'How are you?' 'Busy!' 'I know you're busy, but...' 'I can't believe how busy I am this week' I catch myself uttering these phrases often without even really thinking about them. Actually, I used to catch myself uttering them, but I don't anymore. Not because I am on vacation, or because I quit my job and moved alone to a hut on a hill, but because I stopped saying them intentionally. I have, in fact, given up the 'b' word altogether. I am no longer ever 'busy'.
Oh, I still have plenty to do. I am writing this post in a half-hour window between running and getting ready to get back on the road for another day-long meeting. But in the meantime, I am drinking coffee and watching the sun rise with my dogs, saying my prayers and writing. Because I have plenty of time.
'Busyness' is a tyranny in our lives, and part of a system of belief that tells us that we are only worth what we do, what we produce, what we accomplish in our hours. Running around being busy is a strange badge of honor - being busy means we are important, we are connected, people need and want us. Which is wonderful, until it is overwhelming. Until we are so stressed by the demands on us that we can never rest.
Sabbath time, holy rest, is so important to our life with God that it is one of the Ten Commandments. Rest not only renews us, it reminds us that God is God and we are not. That we don't have to do everything because most things are not in our hands. That our worth is not determined by our to-do list, but by a God who created us and the whole world, and delights in it all. Rest allows us to join God in that delight.
It is hard to take a day of rest in our busy world, but it is not impossible. In fact, I would say it is radical. It is a remarkable act of faith to take some time and let the world turn on its own, so that 'we who are wearied by the changes and chances of this life may rest in your eternal changelessness', as we say in our Compline prayers in the Episcopal Church. Still, I find that people are often reluctant to take the step of keeping weekly sabbath.

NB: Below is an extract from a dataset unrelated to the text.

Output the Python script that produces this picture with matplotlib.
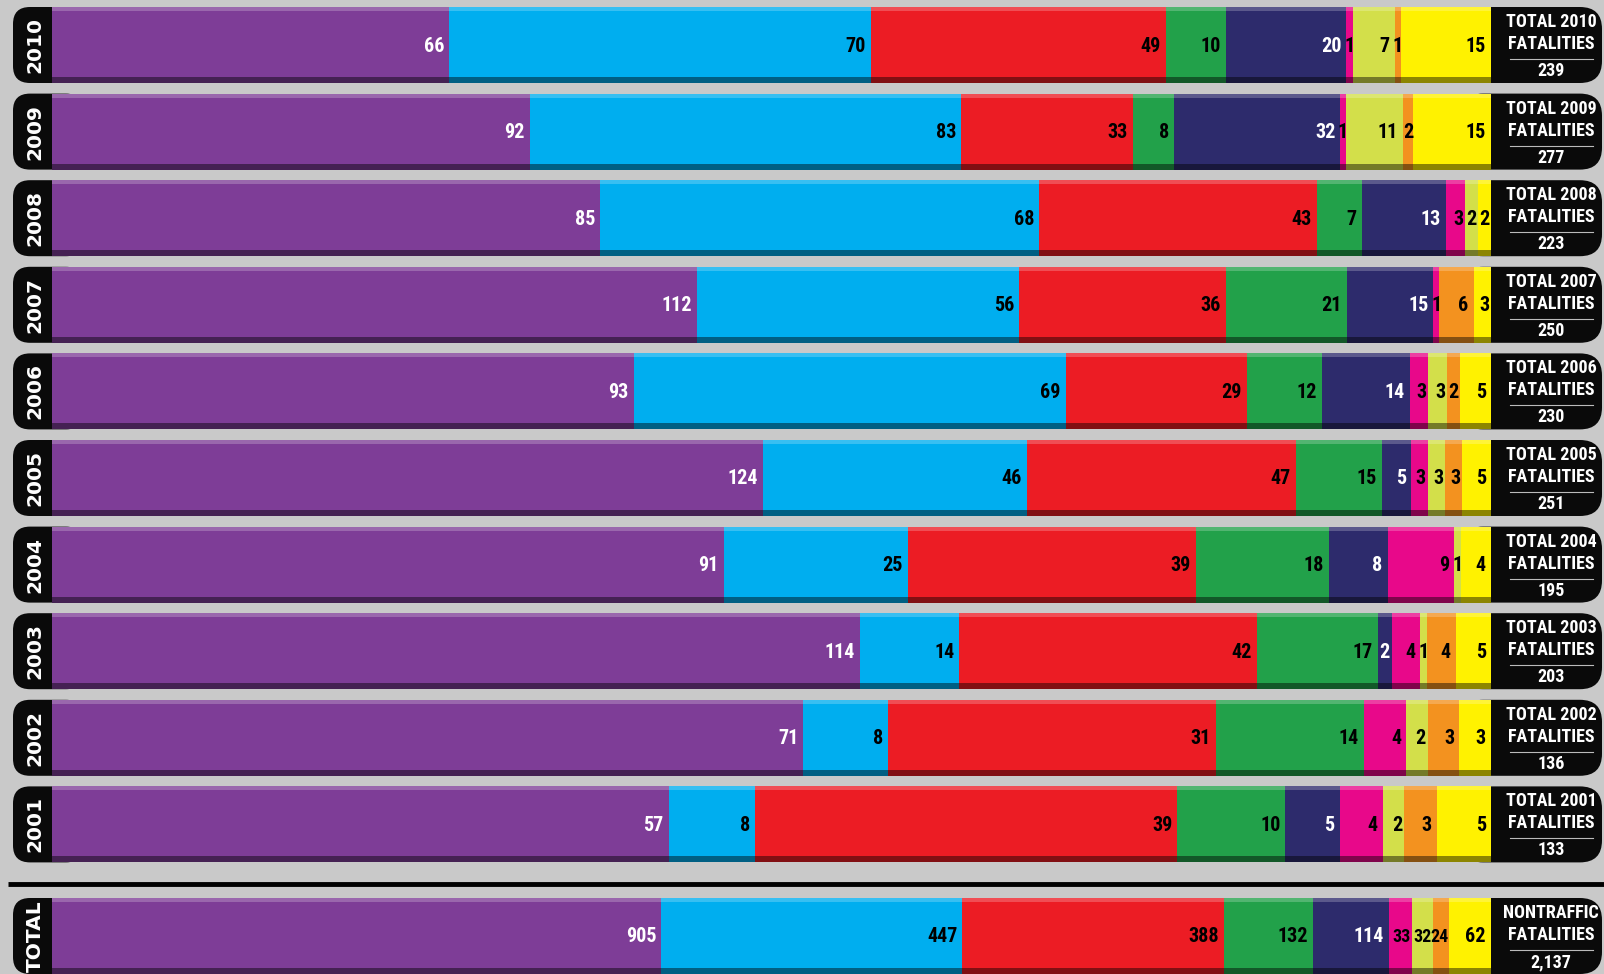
import numpy as np
import matplotlib.pyplot as plt
from matplotlib import font_manager
from matplotlib.patches import FancyBboxPatch

# fatalities by year, one list per category (left to right in each bar)
years = ['2010', '2009', '2008', '2007', '2006', '2005', '2004', '2003', '2002', '2001']
purple = [66, 92, 85, 112, 93, 124, 91, 114, 71, 57]
blue = [70, 83, 68, 56, 69, 46, 25, 14, 8, 8]
red = [49, 33, 43, 36, 29, 47, 39, 42, 31, 39]
green = [10, 8, 7, 21, 12, 15, 18, 17, 14, 10]
navy = [20, 32, 13, 15, 14, 5, 8, 2, 0, 5]
pink = [1, 1, 3, 1, 3, 3, 9, 4, 4, 4]
lime = [7, 11, 2, 0, 3, 3, 1, 1, 2, 2]
orange = [1, 2, 0, 6, 2, 3, 0, 4, 3, 3]
yellow = [15, 15, 2, 3, 5, 5, 4, 5, 3, 5]

series = [purple, blue, red, green, navy, pink, lime, orange, yellow]
colors = ['#7e3d97', '#00aeef', '#ec1c24', '#22a14a', '#2d2b6c',
          '#e8088a', '#d3df4a', '#f3921f', '#fff200']
label_colors = ['white', 'black', 'black', 'black', 'white',
                'black', 'black', 'black', 'black']

data = np.array(series, dtype=float).T          # rows = years
total_row = data.sum(axis=0)
rows = np.vstack([data, total_row])
row_names = years + ['TOTAL']


def pick_narrow():
    # look for a condensed bold face, else fall back to a narrow-ish sans
    fonts = font_manager.fontManager.ttflist
    for name in ['Liberation Sans Narrow', 'Roboto Condensed', 'Open Sans Condensed']:
        if any(f.name == name for f in fonts):
            return dict(family=[name, 'DejaVu Sans'])
    for f in fonts:
        if f.name == 'DejaVu Sans' and f.stretch == 'condensed':
            return dict(family=['DejaVu Sans'], fontstretch='condensed')
    for f in fonts:
        if 'Condensed' in f.name or 'Narrow' in f.name:
            return dict(family=[f.name, 'DejaVu Sans'])
    return dict(family=['Roboto', 'DejaVu Sans'])


narrow = pick_narrow()

# layout (pixels of the 1604x974 picture)
W, H = 1604, 974
bar_x0, bar_x1 = 52, 1491
bw = bar_x1 - bar_x0
pitch = 86.6
y0 = 45
px_x = 1.0 / bw          # one pixel in x data units
px_y = 1.0 / pitch       # one pixel in y data units
bar_h = 76 * px_y
ypos = list(range(len(years))) + [(936 - y0) / pitch]
sep_y = (884 - y0) / pitch

fig = plt.figure(figsize=(W / 100, H / 100), dpi=100)
fig.patch.set_facecolor('#c9c9c9')
ax = fig.add_axes([0, 0, 1, 1])
ax.set_facecolor('#c9c9c9')
ax.set_xlim(-bar_x0 * px_x, (W - bar_x0) * px_x)
ax.set_ylim((H - y0) / pitch, -y0 / pitch)
ax.axis('off')

aspect = px_y / px_x

for r, (name, vals) in enumerate(zip(row_names, rows)):
    y = ypos[r]
    tot = vals.sum()
    fr = vals / tot
    left = np.concatenate([[0], np.cumsum(fr)[:-1]])

    # left black tab with the year
    tab = FancyBboxPatch((-39 * px_x, y - bar_h / 2), 70 * px_x, bar_h,
                         boxstyle='round,pad=0,rounding_size=%f' % (17 * px_x),
                         mutation_aspect=aspect, fc='#0a0a0a', ec='none', zorder=1)
    ax.add_patch(tab)
    ax.text(-17 * px_x, y, name, rotation=90, ha='center', va='center',
            color='white', fontsize=14.5, fontweight='bold',
            family=['DejaVu Sans'], zorder=5)

    # right black box with the total
    box = FancyBboxPatch((1 - 30 * px_x, y - bar_h / 2), 141 * px_x, bar_h,
                         boxstyle='round,pad=0,rounding_size=%f' % (22 * px_x),
                         mutation_aspect=aspect, fc='#0a0a0a', ec='none', zorder=1)
    ax.add_patch(box)
    cx = 1 + 60 * px_x
    if name == 'TOTAL':
        line1 = 'NONTRAFFIC'
    else:
        line1 = 'TOTAL ' + name
    ax.text(cx, y - 23 * px_y, line1, ha='center', va='center', color='white',
            fontsize=13, fontweight='bold', zorder=5, **narrow)
    ax.text(cx, y - 1 * px_y, 'FATALITIES', ha='center', va='center', color='white',
            fontsize=13, fontweight='bold', zorder=5, **narrow)
    ax.plot([1 + 19 * px_x, 1 + 102 * px_x], [y + 14 * px_y] * 2,
            color='#bbbbbb', lw=0.8, zorder=5)
    ax.text(cx, y + 26 * px_y, f'{int(tot):,}', ha='center', va='center', color='white',
            fontsize=13, fontweight='bold', zorder=5, **narrow)

    # stacked segments
    ax.barh([y] * len(fr), fr, left=left, height=bar_h, color=colors,
            linewidth=0, zorder=2)
    # highlight on top, shadow at bottom
    ax.barh(y - bar_h / 2 + 2 * px_y, 1, left=0, height=4 * px_y,
            color='white', alpha=0.22, linewidth=0, zorder=3)
    ax.barh(y + bar_h / 2 - 3 * px_y, 1, left=0, height=6 * px_y,
            color='black', alpha=0.45, linewidth=0, zorder=3)

    for k, v in enumerate(vals):
        if v == 0:
            continue
        seg_px = fr[k] * bw
        fs = 14.5
        if seg_px < 14:
            # tiny segment: put the number over its middle
            xt, ha = left[k] + fr[k] / 2, 'center'
        elif seg_px < 26:
            xt, ha = left[k] + fr[k] - 2 * px_x, 'right'
            if v >= 10:
                fs = 13
                xt = left[k] + fr[k] - 1 * px_x
        else:
            xt, ha = left[k] + fr[k] - 5 * px_x, 'right'
        ax.text(xt, y + 1 * px_y, f'{int(v)}',
                ha=ha, va='center', color=label_colors[k],
                fontsize=fs, fontweight='bold', zorder=5, **narrow)

# separator line above the total row
ax.plot([-44 * px_x, (W - bar_x0) * px_x], [sep_y, sep_y], color='black', lw=3.5,
        zorder=4, solid_capstyle='butt')

fig.savefig('out.png', dpi=100, facecolor=fig.get_facecolor())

And so I offer a tiny portion of that wonderful practice: I have found that just dropping the 'b' word from my vocabulary has given me amazing amounts of spiritual, and actual, space in my days. I am not 'busy', ever. Not too busy to watch the sunset. Not too busy to talk when you call. Not too busy to get whatever I need to done. I have all the time in the world. I have been amazed by the changes in my life that have occurred simply by giving up that one little word. Bees are busy. I am blessed.